A empresa adotou regras sobre quando esperar que as pessoas estejam desconectadas e incentivou-as a trabalhar em conjunto, para tornar isso possível. De início, muitos assessores machistas da consultoria fizeram graça do exercício – só pessoas tímidas, com certeza, desligam seus smartphones? Porém, aos poucos o exercício acabou forçando as pessoas a aumentarem a produtividade e reduzirem o cansaço.
A recomendação de Leslie Perlow deveria ser levada a sério. O problema da hiperconectividade só tende a piorar, na medida em que os smartphones se tornarem mais inteligentes e o digital tomar o lugar da força de trabalho. As pessoas passam cada vez mais de suas vidas para seus smartphones, tal como James Fox passou cada vez mais de sua vida para Dirk Bogarde.
Já é possível fazer o download de assistentes pessoais (como o Siri, da Apple) que informam seus compromissos, assim como treinadores pessoais que exigem que você faça mais exercício. O órgão regulador de telecomunicações da Grã-Bretanha (Ofcom) diz que um assombroso número de 60% de adolescentes que usam smartphones se descrevem como “muitíssimo viciados” em seus aparelhos. E 37% de adultos.

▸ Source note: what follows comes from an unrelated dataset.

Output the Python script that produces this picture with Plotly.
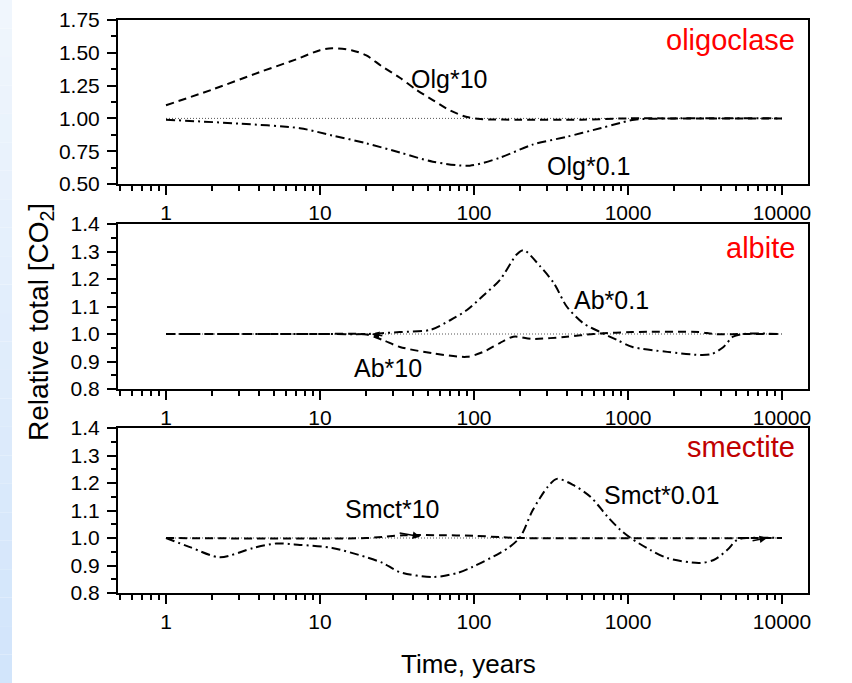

Quanto mais rápidos se tornarem os smartphones e mais sedutores sejam os aplicativos criados para eles, mais crescerá o vício. Esposas poderão jogar o maldito aparelho por uma janela ou para dentro de um balde de água. Porém, em última instância, cabe às empresas serem mais espertas que os smartphones e insistirem com os usuários para que os desliguem de vez em quando.